The r value appears in many theoretical accounts of plastic anisotropy. In the interpretation of r as a formability parameter, three methods have been employed to establish errors that arise when r is found from using total strains rather than plastic strains. Inaccuracies are likely to arise where fully instrumented uninterrupted tensile testing is used for rapid quality control of sheet stock supply. Here, the calculations for r and those for other mechanical properties, including strength, ductility, and the n value, are usually fully automated, their values being displayed at the end of the test. This procedure foregoes the greater time consumed with the preferred procedure involving a repeated loading-unloading from within the plastic region. With unloading, the elastic strain recovers, allowing r to be found correctly as a ratio between its two components of plastic strain. Without unloading, the implication is that the r value has been based upon total strain. Certainly, it is traditional within the metal-forming industry to calculate the hardening exponent n from total strains.
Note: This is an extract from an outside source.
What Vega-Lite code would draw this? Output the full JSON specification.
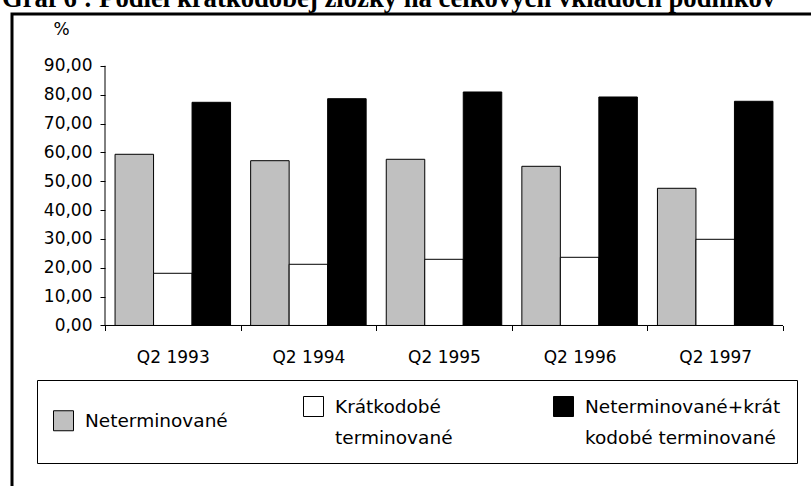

It is, of course, possible to calculate the elastic strain to be removed at a particular stress level, from the elastic constants, but this is unlikely to be incorporated into a procedure where elastic strains are regarded as negligibly small. The present analyses confirm that this would be true for the larger strains attained in forming a product from sheet steel, the error in r being less than -1 per cent beyond 10 per cent strain. However, it appears that the error accelerates with diminishing strain. For example, an error in r of -3 per cent applies to a 1 per cent total strain. Moreover, when elastic and plastic strains reduce further to a comparable magnitude in microstrain, the error in r rises to -15 per cent. The latter has a bearing upon other areas of plastic anisotropy, including the elastic-plastic analyses of structures and the determination of the subsequent yield surface.